• REQUIRED TASK: Each line of the material must be repeated precisely, with the pictures left out.

• GIVEN MATERIAL:
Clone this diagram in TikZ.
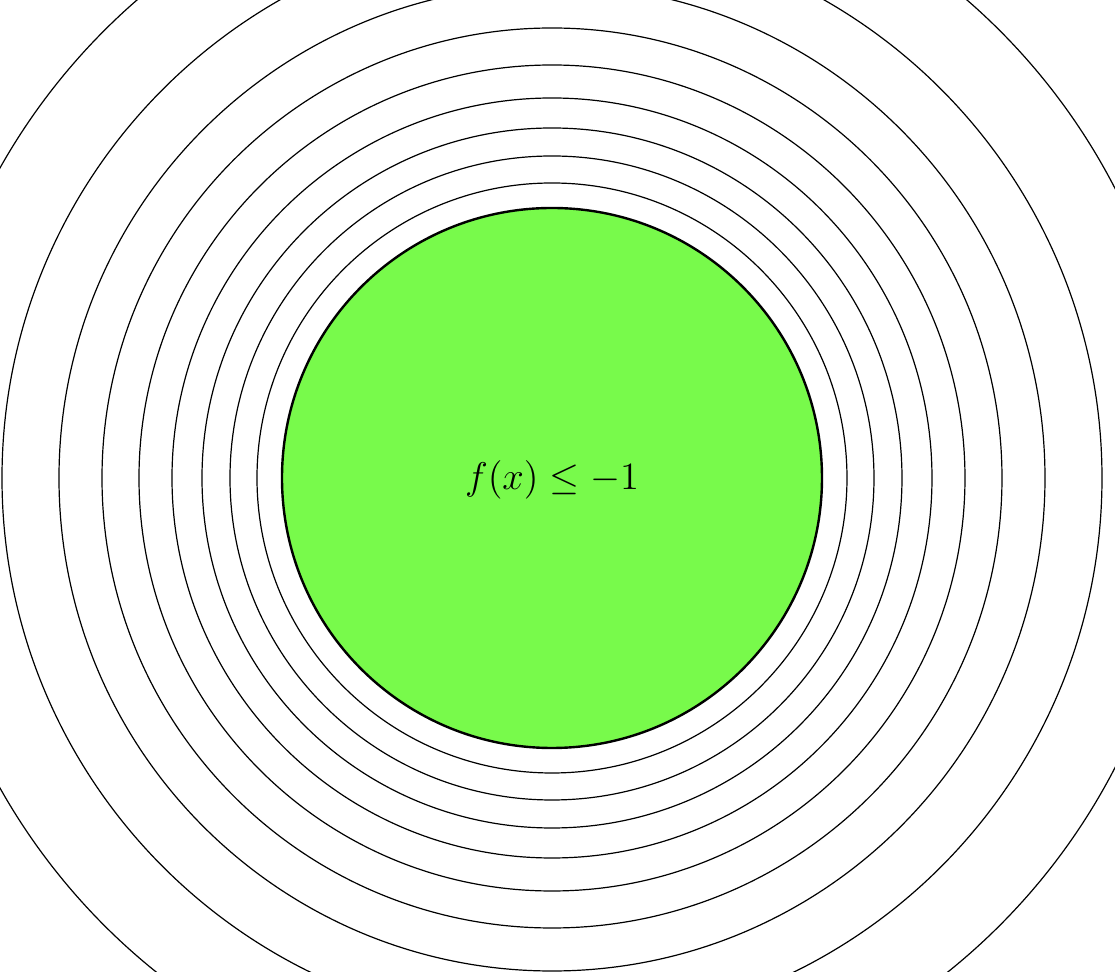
\documentclass[tikz,border=0pt]{standalone}
\begin{document}
\begin{tikzpicture}[x=1pt,y=1pt,
  ring/.style={draw=black,line width=0.6pt},
  setregion/.style={draw=black,line width=1.2pt,fill=setgreen}]
\definecolor{setgreen}{RGB}{120,250,75}
\useasboundingbox (-276,-247) rectangle (281.5,239);
\clip (-276,-247) rectangle (281.5,239);
\foreach \r in {147.5,161,175,190,206.5,225,246.5,275,316.5}
  \draw[ring] (0,0) circle (\r);
\draw[setregion] (0,0) circle (135);
\node[font=\Large,scale=1.34,transform shape] (lbl) at (0,-1) {$f(x)\leq -1$};
\end{tikzpicture}
\end{document}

• SOLVED PROBLEM:
Clone this diagram in TikZ.
\documentclass[tikz,border=0pt]{standalone}
\begin{document}
\begin{tikzpicture}[x=1pt,y=1pt,
  ring/.style={draw=black,line width=0.6pt},
  setregion/.style={draw=black,line width=1.2pt,fill=setgreen}]
\definecolor{setgreen}{RGB}{120,250,75}
\useasboundingbox (-276,-247) rectangle (281.5,239);
\clip (-276,-247) rectangle (281.5,239);
\foreach \r in {147.5,161,175,190,206.5,225,246.5,275,316.5}
  \draw[ring] (0,0) circle (\r);
\draw[setregion] (0,0) circle (135);
\node[font=\Large,scale=1.34,transform shape] (lbl) at (0,-1) {$f(x)\leq -1$};
\end{tikzpicture}
\end{document}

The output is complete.